• [OBJECTIVE]: Exactly the lines from the one with "Generate a Python" through the one with "from matplotlib.lines import Line2D" should be returned, both ends included and nothing else. Omit any pictures.

• [INPUT MATERIAL]:

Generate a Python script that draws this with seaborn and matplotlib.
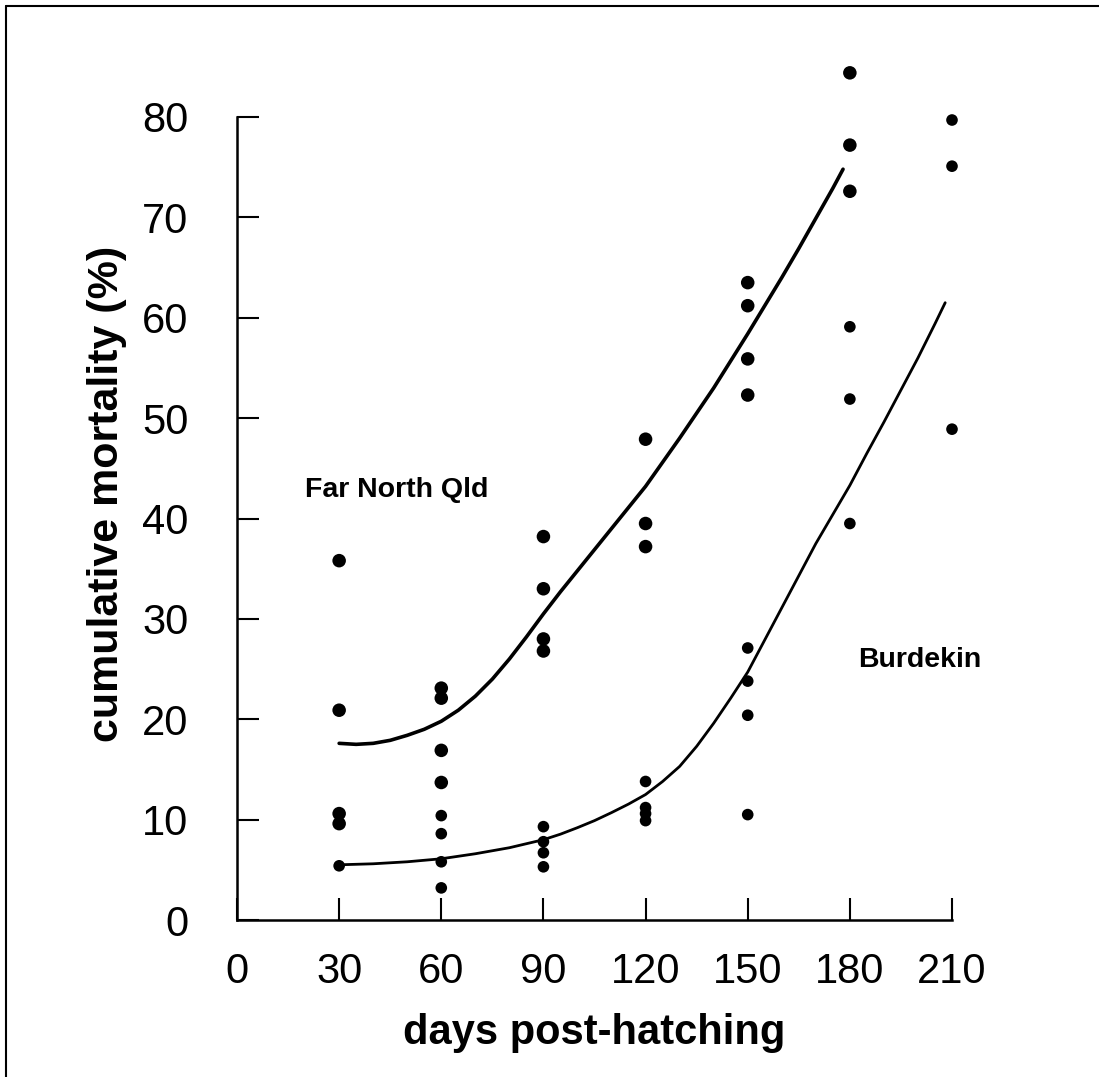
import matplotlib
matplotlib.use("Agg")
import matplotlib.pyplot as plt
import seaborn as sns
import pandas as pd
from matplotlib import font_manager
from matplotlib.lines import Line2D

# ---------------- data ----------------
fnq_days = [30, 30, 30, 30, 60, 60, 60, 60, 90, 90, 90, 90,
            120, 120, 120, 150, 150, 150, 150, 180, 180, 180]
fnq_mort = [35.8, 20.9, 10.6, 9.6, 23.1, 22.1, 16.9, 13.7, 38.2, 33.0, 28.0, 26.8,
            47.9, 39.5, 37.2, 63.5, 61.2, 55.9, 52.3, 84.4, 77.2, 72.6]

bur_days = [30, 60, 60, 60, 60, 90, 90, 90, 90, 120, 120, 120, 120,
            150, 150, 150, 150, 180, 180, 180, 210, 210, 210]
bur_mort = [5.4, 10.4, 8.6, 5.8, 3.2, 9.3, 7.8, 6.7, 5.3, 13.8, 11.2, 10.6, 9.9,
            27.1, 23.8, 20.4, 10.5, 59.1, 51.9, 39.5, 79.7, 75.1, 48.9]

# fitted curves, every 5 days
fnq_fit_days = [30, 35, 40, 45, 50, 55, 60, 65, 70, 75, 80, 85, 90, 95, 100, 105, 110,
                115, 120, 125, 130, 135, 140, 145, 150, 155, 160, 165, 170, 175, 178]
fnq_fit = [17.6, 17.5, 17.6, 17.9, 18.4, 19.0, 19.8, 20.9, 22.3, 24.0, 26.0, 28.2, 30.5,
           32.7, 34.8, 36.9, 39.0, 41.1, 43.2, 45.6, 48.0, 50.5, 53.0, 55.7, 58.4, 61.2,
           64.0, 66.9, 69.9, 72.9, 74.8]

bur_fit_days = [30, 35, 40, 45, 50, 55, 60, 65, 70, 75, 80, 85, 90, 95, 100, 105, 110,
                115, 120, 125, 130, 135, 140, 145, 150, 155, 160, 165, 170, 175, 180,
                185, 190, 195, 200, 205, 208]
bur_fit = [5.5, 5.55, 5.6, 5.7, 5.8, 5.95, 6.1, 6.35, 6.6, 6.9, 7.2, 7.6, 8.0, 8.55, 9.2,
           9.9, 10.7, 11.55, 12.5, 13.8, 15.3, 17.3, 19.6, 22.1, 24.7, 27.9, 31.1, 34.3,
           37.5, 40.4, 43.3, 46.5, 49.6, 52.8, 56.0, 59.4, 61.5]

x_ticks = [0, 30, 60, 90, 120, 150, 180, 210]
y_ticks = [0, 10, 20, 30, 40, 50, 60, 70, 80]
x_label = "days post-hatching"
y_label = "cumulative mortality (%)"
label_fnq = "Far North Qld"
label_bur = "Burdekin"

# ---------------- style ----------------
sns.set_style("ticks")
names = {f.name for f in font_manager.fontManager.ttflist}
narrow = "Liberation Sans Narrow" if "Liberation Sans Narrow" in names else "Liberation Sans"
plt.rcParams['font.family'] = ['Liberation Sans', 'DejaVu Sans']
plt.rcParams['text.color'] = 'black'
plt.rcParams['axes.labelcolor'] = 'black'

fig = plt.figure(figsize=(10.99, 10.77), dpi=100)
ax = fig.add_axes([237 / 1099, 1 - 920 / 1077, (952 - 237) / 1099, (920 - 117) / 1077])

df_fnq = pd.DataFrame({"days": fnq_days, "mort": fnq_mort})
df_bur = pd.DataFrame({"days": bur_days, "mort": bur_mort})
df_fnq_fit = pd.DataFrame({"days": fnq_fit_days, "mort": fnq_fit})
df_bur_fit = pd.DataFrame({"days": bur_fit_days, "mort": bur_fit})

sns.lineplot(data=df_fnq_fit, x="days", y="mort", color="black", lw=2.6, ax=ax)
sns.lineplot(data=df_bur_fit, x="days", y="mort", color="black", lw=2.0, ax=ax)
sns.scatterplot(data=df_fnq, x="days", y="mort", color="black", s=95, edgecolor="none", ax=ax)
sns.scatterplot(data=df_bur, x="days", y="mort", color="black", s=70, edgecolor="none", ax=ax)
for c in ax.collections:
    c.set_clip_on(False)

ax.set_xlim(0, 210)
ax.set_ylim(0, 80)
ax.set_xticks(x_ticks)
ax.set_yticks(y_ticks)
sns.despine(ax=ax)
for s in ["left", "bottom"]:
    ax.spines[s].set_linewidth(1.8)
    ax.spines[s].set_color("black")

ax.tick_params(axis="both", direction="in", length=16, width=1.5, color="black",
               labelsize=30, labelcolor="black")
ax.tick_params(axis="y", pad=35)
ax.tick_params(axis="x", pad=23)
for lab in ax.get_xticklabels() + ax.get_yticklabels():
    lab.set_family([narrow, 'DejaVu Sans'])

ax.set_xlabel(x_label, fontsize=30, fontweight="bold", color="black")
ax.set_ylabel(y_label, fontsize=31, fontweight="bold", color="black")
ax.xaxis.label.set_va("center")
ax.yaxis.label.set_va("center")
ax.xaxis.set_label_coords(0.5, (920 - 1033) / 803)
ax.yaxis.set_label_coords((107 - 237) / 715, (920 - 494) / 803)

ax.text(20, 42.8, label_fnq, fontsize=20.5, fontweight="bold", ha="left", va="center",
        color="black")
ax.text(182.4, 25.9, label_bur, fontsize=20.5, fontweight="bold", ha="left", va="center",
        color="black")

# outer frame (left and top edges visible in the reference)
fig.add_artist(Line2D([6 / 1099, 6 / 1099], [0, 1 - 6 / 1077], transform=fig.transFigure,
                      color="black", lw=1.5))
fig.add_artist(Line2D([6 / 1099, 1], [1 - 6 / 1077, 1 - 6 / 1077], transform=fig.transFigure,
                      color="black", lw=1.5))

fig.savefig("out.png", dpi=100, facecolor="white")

--

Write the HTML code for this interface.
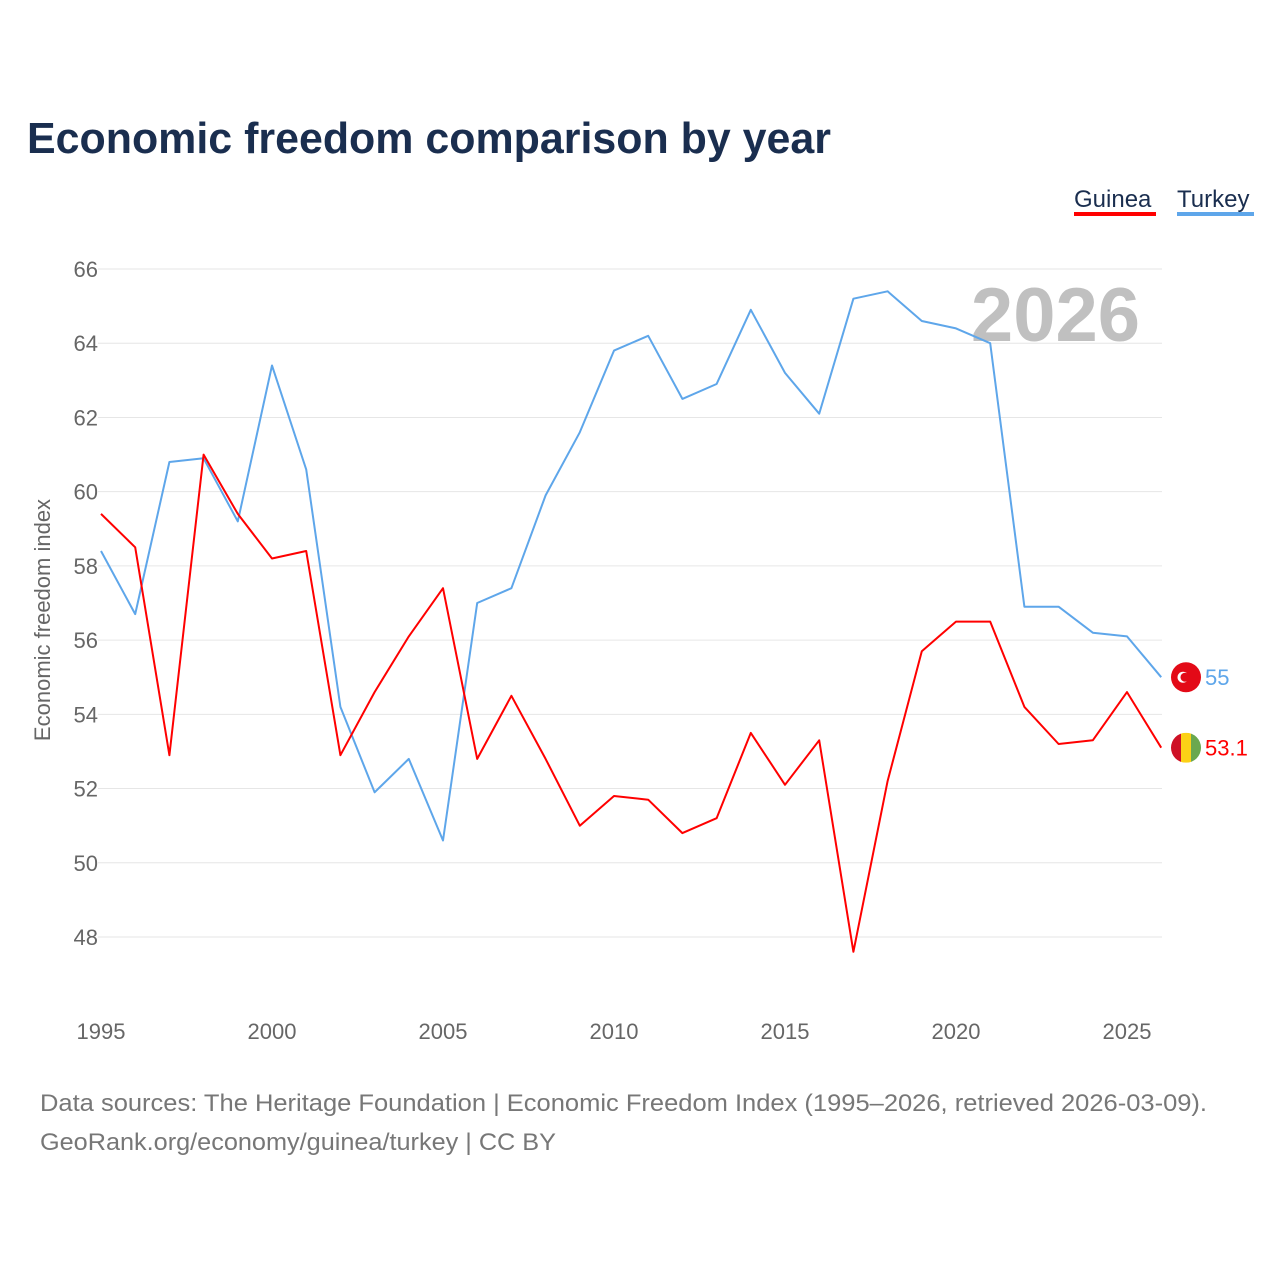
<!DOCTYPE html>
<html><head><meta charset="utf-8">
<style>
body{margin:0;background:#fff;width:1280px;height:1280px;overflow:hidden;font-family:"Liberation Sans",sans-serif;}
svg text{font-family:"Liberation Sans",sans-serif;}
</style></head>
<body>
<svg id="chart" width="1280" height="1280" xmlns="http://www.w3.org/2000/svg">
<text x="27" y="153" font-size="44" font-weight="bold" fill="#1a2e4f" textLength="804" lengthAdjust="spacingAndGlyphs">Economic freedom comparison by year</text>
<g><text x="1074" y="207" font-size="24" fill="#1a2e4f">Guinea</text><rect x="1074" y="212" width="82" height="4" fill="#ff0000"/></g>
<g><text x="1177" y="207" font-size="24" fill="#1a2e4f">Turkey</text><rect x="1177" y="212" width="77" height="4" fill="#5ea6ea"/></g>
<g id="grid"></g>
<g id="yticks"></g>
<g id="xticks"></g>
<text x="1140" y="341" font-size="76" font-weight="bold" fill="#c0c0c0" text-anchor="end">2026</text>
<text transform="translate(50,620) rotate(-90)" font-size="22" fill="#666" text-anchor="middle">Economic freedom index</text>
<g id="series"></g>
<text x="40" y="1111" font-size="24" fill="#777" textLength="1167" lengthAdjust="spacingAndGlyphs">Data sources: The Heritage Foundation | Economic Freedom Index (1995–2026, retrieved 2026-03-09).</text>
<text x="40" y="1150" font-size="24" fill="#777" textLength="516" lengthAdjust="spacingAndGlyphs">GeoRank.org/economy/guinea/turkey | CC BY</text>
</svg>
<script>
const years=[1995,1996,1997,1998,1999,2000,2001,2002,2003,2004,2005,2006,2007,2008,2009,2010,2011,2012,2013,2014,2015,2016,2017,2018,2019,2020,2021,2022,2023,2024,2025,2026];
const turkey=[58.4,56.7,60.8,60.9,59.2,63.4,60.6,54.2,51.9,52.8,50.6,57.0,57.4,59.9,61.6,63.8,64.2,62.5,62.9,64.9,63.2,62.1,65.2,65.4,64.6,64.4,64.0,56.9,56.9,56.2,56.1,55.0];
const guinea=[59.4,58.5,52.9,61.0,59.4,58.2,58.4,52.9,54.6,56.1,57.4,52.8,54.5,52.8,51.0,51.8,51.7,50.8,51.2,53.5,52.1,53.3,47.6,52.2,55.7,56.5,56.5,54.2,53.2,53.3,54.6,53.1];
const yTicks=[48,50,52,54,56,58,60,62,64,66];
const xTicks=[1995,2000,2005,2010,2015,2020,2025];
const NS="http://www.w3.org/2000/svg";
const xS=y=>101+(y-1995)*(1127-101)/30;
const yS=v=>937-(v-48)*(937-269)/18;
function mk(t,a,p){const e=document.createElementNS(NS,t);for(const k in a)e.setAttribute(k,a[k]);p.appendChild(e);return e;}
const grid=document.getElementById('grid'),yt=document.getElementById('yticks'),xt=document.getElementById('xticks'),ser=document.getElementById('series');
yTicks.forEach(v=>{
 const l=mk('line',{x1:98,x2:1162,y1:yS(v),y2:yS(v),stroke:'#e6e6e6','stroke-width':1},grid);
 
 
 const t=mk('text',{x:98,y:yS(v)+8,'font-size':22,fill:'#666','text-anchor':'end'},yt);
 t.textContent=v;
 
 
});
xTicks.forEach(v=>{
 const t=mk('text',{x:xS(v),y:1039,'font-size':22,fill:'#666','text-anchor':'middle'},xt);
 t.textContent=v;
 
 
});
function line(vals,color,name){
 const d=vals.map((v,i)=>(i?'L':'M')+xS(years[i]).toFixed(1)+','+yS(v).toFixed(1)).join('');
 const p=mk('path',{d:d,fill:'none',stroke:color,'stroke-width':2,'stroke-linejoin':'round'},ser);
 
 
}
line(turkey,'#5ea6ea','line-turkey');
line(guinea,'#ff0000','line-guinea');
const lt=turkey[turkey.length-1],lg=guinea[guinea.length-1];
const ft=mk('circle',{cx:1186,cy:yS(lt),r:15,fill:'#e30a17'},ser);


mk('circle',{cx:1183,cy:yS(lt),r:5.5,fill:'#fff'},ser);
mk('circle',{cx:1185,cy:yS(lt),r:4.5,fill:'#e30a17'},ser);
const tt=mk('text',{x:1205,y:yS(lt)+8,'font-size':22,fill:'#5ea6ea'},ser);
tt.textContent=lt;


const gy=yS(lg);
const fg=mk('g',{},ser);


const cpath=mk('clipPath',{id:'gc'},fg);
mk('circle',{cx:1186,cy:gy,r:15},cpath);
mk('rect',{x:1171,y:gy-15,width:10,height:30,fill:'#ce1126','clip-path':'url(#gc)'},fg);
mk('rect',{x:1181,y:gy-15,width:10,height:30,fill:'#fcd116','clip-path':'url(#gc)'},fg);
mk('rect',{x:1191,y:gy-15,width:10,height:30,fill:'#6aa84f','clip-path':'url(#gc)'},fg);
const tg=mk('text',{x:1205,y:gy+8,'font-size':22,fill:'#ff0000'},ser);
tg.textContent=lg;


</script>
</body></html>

• [ANSWER TO THE PROBLEM]:
Generate a Python script that draws this with seaborn and matplotlib.
import matplotlib
matplotlib.use("Agg")
import matplotlib.pyplot as plt
import seaborn as sns
import pandas as pd
from matplotlib import font_manager
from matplotlib.lines import Line2D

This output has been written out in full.